There are hidden steps:

The program that does this work address is


https://codeberg.org/GrimPixel/Text_to_Wordlist


Make sure you have installed the latest Python, and created a virtual environment. There is a guide on how to create a virtual environment.

Definition[edit | edit source]

The “text” is like

Here are some words.

The “stop word” is like

,
.

The “wordlist” is like

Here
here
are
be
some
words
word

The “augmented wordlist” is like

word glosses translations
here {gloss1} • {gloss2} • {gloss3} • {gloss4} {translation:ar} • {translation:bg} • {translation:ca}
are {gloss1}
be {gloss1} • {gloss2} • {gloss3} • {gloss4} • {gloss5} • {gloss6} • {gloss7} {translation:ar} • {translation:ca}
some {gloss1} • {gloss2} • {gloss3} {translation:bg} • {translation:ca}
word {gloss1} • {gloss2} • {gloss3} • {gloss4} • {gloss5} {translation:ar} • {translation:bg} • {translation:ca}

The “filtered augmented wordlist” is like

word glosses translations
here {gloss1} • {gloss2} {translation:ar}
are {gloss1}
be {gloss1} • {gloss2} {translation:ar}
some {gloss1} • {gloss2}
word {gloss1} • {gloss2} {translation:ar}

Preparation[edit | edit source]

To install requirements ruamel.yaml (which provides the ability to read YAML files), spaCy and Simplemma, according to the official document, it's either `python -m pip install -r requirements.txt` or `py -m pip install -r requirements.txt`.

In `setting.yaml`:

The required subdirectories are defined by `s text directory`, `s wordlist directory`, `s augmented wordlist directory`, `s filtered augmented wordlist directory`.

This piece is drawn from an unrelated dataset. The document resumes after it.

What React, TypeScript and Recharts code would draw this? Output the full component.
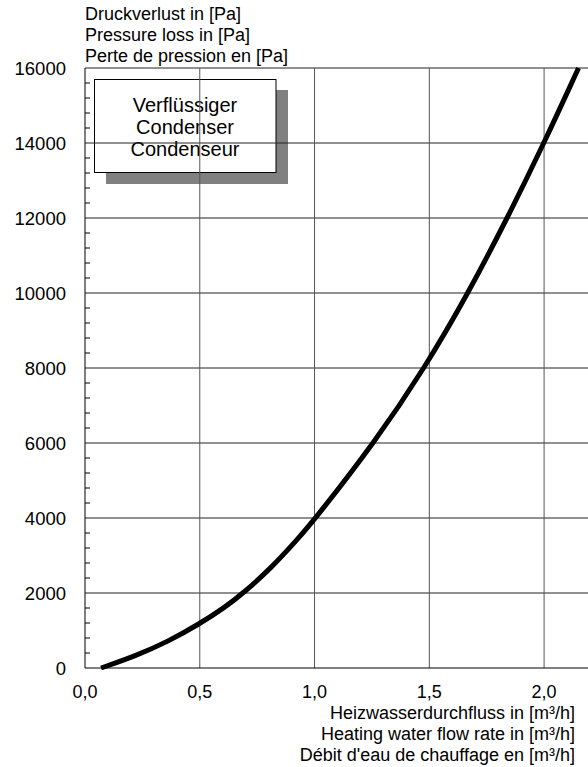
import React from 'react';
import { LineChart, Line, XAxis, YAxis, ReferenceLine, Customized } from 'recharts';

const flowRate = [0.07, 0.22, 0.36, 0.5, 0.61, 0.69, 0.81, 0.93, 1.0, 1.26, 1.48, 1.67, 1.84, 2.0, 2.15];
const pressureLoss = [0, 320, 700, 1180, 1620, 2000, 2660, 3460, 3960, 6000, 8000, 10000, 12000, 14000, 16000];

const xTicks = [0, 0.5, 1.0, 1.5, 2.0];
const yMajorTicks = [0, 2000, 4000, 6000, 8000, 10000, 12000, 14000, 16000];
const yMinorStep = 400;
const yTicks = Array.from({ length: 16000 / yMinorStep + 1 }, (_, i) => i * yMinorStep);

const yTitle = ['Druckverlust in [Pa]', 'Pressure loss in [Pa]', 'Perte de pression en [Pa]'];
const xTitle = ['Heizwasserdurchfluss in [m³/h]', 'Heating water flow rate in [m³/h]', "Débit d'eau de chauffage en [m³/h]"];
const boxLines = ['Verflüssiger', 'Condenser', 'Condenseur'];

const data = flowRate.map((q, i) => ({ q, dp: pressureLoss[i] }));

const FONT = '"Liberation Sans", Arial, sans-serif';
const Y_LABEL_GAP = 19;

const YTick = (props: any) => {
    const { x, y, payload } = props;
    const axisX = x + Y_LABEL_GAP;
    if (payload.value % 2000 === 0) {
        return (
            <text x={x} y={y} textAnchor="end" dominantBaseline="central" fontSize={18.5} fontFamily={FONT} fill="#000">
                {payload.value}
            </text>
        );
    }
    return <line x1={axisX} x2={axisX + 5} y1={y} y2={y} stroke="#000" strokeWidth={1} />;
};

const Decorations = () => (
    <g fontFamily={FONT} fontSize={18} fill="#000">
        {yTitle.map((t, i) => (
            <text key={t} x={85} y={20 + i * 21} textAnchor="start">{t}</text>
        ))}
        {xTitle.map((t, i) => (
            <text key={t} x={575} y={719 + i * 21} textAnchor="end">{t}</text>
        ))}
        <rect x={106} y={90} width={182} height={94} fill="#808080" />
        <rect x={94.5} y={79.5} width={181.5} height={93} fill="#fff" stroke="#000" strokeWidth={1} />
        {boxLines.map((t, i) => (
            <text key={t} x={185} y={112 + i * 22} textAnchor="middle" fontSize={20}>{t}</text>
        ))}
    </g>
);

export default function App() {
    return (
        <div style={{ position: 'absolute', left: 0, top: 0, width: 588, height: 767, overflow: 'hidden', background: '#fff' }}>
            <LineChart width={590} height={767} data={data} margin={{ top: 68, right: 0, left: 0, bottom: 0 }}>
                <XAxis
                    dataKey="q"
                    type="number"
                    domain={[0, 2.2]}
                    ticks={xTicks}
                    tickFormatter={(v: number) => v.toFixed(1).replace('.', ',')}
                    tickLine={false}
                    tickSize={0}
                    tickMargin={17}
                    height={99}
                    axisLine={{ stroke: '#000' }}
                    tick={{ fill: '#000', fontSize: 18, fontFamily: FONT }}
                    allowDataOverflow
                />
                <YAxis
                    type="number"
                    domain={[0, 16000]}
                    ticks={yTicks}
                    interval={0}
                    tickLine={false}
                    tickSize={0}
                    tickMargin={Y_LABEL_GAP}
                    width={85}
                    axisLine={{ stroke: '#000' }}
                    tick={<YTick />}
                />
                {yMajorTicks.slice(1).map((v) => (
                    <ReferenceLine key={`h${v}`} y={v} stroke="#222" strokeWidth={1} />
                ))}
                {xTicks.slice(1).map((v) => (
                    <ReferenceLine key={`v${v}`} x={v} stroke="#555" strokeWidth={1} />
                ))}
                <Line
                    dataKey="dp"
                    type="basis"
                    stroke="#000"
                    strokeWidth={5}
                    dot={false}
                    isAnimationActive={false}
                />
                <Customized component={Decorations} />
            </LineChart>
        </div>
    );
}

Those words to be omitted (“stop words”) are either in the format of line-separated values or a TSV with header and the stop words placed at the first column, placed at the defined subdirectory defined by `s stop word directory`. The support for that TSV is based on the need of the user that learned words can be omitted conveniently, by moving wordlist files into the “stop words” directory.

To install spaCy language models, follow its guide and set the model at `s spacy pipeline`; Then set the language code at `s wiktionary lang_code`.

Set the language for Simplemma at `s simplemma language code`.

If the word is missing in the dictionary, it will be added to a list and the list will be saved in a TXT file. Their prefixes and suffixes can be defined by `s prefix for list of the missing word` and `s suffix for list of the missing word`.

Download a dictionary file at kaikki.org. Place those JSON/JSONL files at the subdirectory defined by `s dictionary directory` and set the `s json file` value, set the `s wiktionary lang_code` and select `ls dictionary content`.

Also take a look at `ls dictionary content after filtering` and the options for filtering sound tags, translation tags, limit for glosses/raw_glosses, and change them if needed.

Generation of Wordlist[edit | edit source]

  1. Place a text in TXT format at the directory defined by `s text directory`;
  2. Execute `python extract_text.py` and get a wordlist at the directory defined by `s wordlist directory`;
  3. Execute `python extract_dictionary.py` and get an “augmented wordlist” (wordlist with dictionary content attached to each entry) at the directory defined by `s augmented wordlist directory`;
  4. Execute `python filter_augmented_wordlist.py` and get a “filtered augmented wordlist” at the directory defined by `s filtered augmented wordlist directory`.